Los 56 detenidos en aquella operación fueron acusados de terrorismo, tanto por el asesinato de Gabaldón como por otras tentativas. Objetivamente, terrorismo era. Después, la mitología de la izquierda española ha convertido a las víctimas, y en particular a las “trece rosas”, en leyenda. La placa que conmemora su muerte dice que “dieron su vida por la libertad y la democracia”. No: dieron su vida –o, más bien, se la quitaron- por la dictadura del proletariado y por la revolución bolchevique, que era en lo que realmente creían. Su historia no carece de valor, como la de todos los que mueren defendiendo sus ideas, pero invocar al efecto “la libertad y la democracia” es un disparate que sobrepasa los límites del ridículo.

La realidad de los hechos es esta: nada en este episodio es rosa, ni en un lado ni en el otro. La represión de posguerra es respuesta directa a la de la guerra, como ocurre en todas las guerras civiles que en el mundo han sido. Reconstruir el episodio como si fuera una película de buenos y malos es un infantil ejercicio de estupidez.
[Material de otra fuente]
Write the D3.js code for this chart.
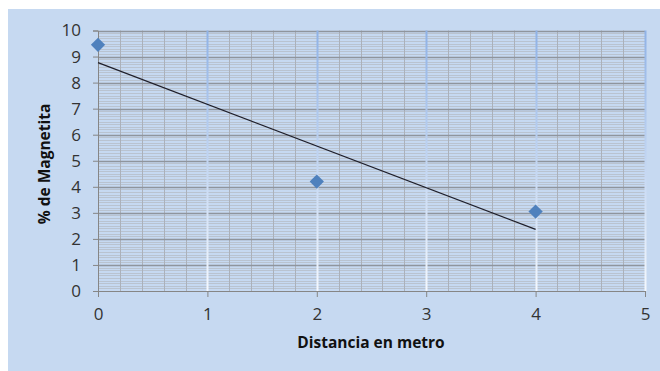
<!DOCTYPE html>
<html><head><meta charset="utf-8">
<script src="https://cdn.jsdelivr.net/npm/d3@7"></script>
<style>body{margin:0;background:#fff}svg{display:block}</style>
</head><body>
<svg id="c" width="660" height="371"></svg>
<script>
const distances = [0, 2, 4];
const magnetita = [9.45, 4.2, 3.05];
const xTicks = [0, 1, 2, 3, 4, 5];
const yTicks = [0, 1, 2, 3, 4, 5, 6, 7, 8, 9, 10];
const xTitle = "Distancia en metro";
const yTitle = "% de Magnetita";

const svg = d3.select("#c");
const font = "'Open Sans', sans-serif";
svg.append("rect").attr("x", 8).attr("y", 9).attr("width", 652).attr("height", 362).attr("fill", "#c6d9f1");

const x = d3.scaleLinear().domain([0, 5]).range([98, 645]);
const y = d3.scaleLinear().domain([0, 10]).range([291, 30.5]);

const defs = svg.append("defs");
const grad = defs.append("linearGradient").attr("id", "vg").attr("gradientUnits", "userSpaceOnUse")
  .attr("x1", 0).attr("y1", y(10)).attr("x2", 0).attr("y2", y(0));
grad.append("stop").attr("offset", "0").attr("stop-color", "#8fb2e6");
grad.append("stop").attr("offset", "1").attr("stop-color", "#f4f8fd");

const g = svg.append("g");
const yMinor = d3.range(0, 100).map(i => i / 10).filter(v => Math.abs(v - Math.round(v)) > 1e-6);
g.selectAll(".hm").data(yMinor).join("line")
  .attr("x1", x(0)).attr("x2", x(5))
  .attr("y1", d => Math.round(y(d)) + 0.5).attr("y2", d => Math.round(y(d)) + 0.5)
  .attr("stroke", "#b9c3d0").attr("stroke-width", 1);
const xMinor = d3.range(1, 25).map(i => i / 5).filter(v => Math.abs(v - Math.round(v)) > 1e-6);
g.selectAll(".vm").data(xMinor).join("line")
  .attr("x1", d => Math.round(x(d)) + 0.5).attr("x2", d => Math.round(x(d)) + 0.5)
  .attr("y1", y(0)).attr("y2", y(10))
  .attr("stroke", "#abb1ba").attr("stroke-width", 1);
g.selectAll(".hM").data(yTicks.slice(1)).join("line")
  .attr("x1", x(0)).attr("x2", x(5))
  .attr("y1", d => Math.round(y(d)) + 0.5).attr("y2", d => Math.round(y(d)) + 0.5)
  .attr("stroke", "#8f959d").attr("stroke-width", 1.5);
g.selectAll(".vM").data(xTicks.slice(1)).join("line")
  .attr("x1", d => Math.round(x(d)) + 0.5).attr("x2", d => Math.round(x(d)) + 0.5)
  .attr("y1", y(0)).attr("y2", y(10))
  .attr("stroke", "url(#vg)").attr("stroke-width", 2);

const yAxis = d3.axisLeft(y).tickValues(yTicks).tickSize(5).tickPadding(12).tickFormat(d3.format("d"));
const ya = svg.append("g").attr("transform", `translate(${x(0)},0)`).call(yAxis);
const xAxis = d3.axisBottom(x).tickValues(xTicks).tickSize(6).tickPadding(11).tickFormat(d3.format("d"));
const xa = svg.append("g").attr("transform", `translate(0,${y(0)})`).call(xAxis);
[ya, xa].forEach(a => {
  a.attr("font-size", null).attr("font-family", null);
  a.select(".domain").attr("stroke", "#868686").attr("stroke-width", 1);
  a.selectAll(".tick line").attr("stroke", "#868686");
  a.selectAll("text").attr("fill", "#333333").style("font-family", font).style("font-size", "17px");
});

const mx = d3.mean(distances), my = d3.mean(magnetita);
const slope = d3.sum(distances.map((d, i) => (d - mx) * (magnetita[i] - my))) / d3.sum(distances.map(d => (d - mx) ** 2));
const icpt = my - slope * mx;
const ext = d3.extent(distances);
svg.append("line")
  .attr("x1", x(ext[0])).attr("y1", y(icpt + slope * ext[0]))
  .attr("x2", x(ext[1])).attr("y2", y(icpt + slope * ext[1]))
  .attr("stroke", "#1f1f2a").attr("stroke-width", 1.2);

svg.selectAll(".pt").data(distances.map((d, i) => [d, magnetita[i]])).join("path")
  .attr("d", d3.symbol(d3.symbolDiamond2, 130)())
  .attr("transform", d => `translate(${x(d[0])},${y(d[1])})`)
  .attr("fill", "#4f81bd");

svg.append("text").attr("x", 371).attr("y", 348).attr("text-anchor", "middle")
  .style("font-family", font).style("font-size", "15.5px").style("font-weight", "bold").attr("fill", "#111")
  .text(xTitle);
svg.append("text").attr("transform", "translate(50,164) rotate(-90)").attr("text-anchor", "middle")
  .style("font-family", font).style("font-size", "15.5px").style("font-weight", "bold").attr("fill", "#111")
  .text(yTitle);
</script>
</body></html>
Hoy debería ser posible hablar de estas cosas con cierta frialdad. Pero la izquierda española, para seguir manteniendo su hegemonía ideológica, necesita reescribir continuamente su historia y deformarla hasta el punto de convertirla en mitología (con la anuencia cómplice y cobarde de una derecha necia hasta el infinito). Así nos han construido una especie de nuevo santoral donde cada beato tiene su hornacina, y ay de quien ose profanar los altares utilizando palabras inadecuadas. Nada podrá atenuar la pena del reo de blasfemia. Lo próximo será obligar a los culpables a pasear por las calles con sambenito y coroza, para escarnio público. Estamos construyendo la sociedad más histérica de todos los tiempos.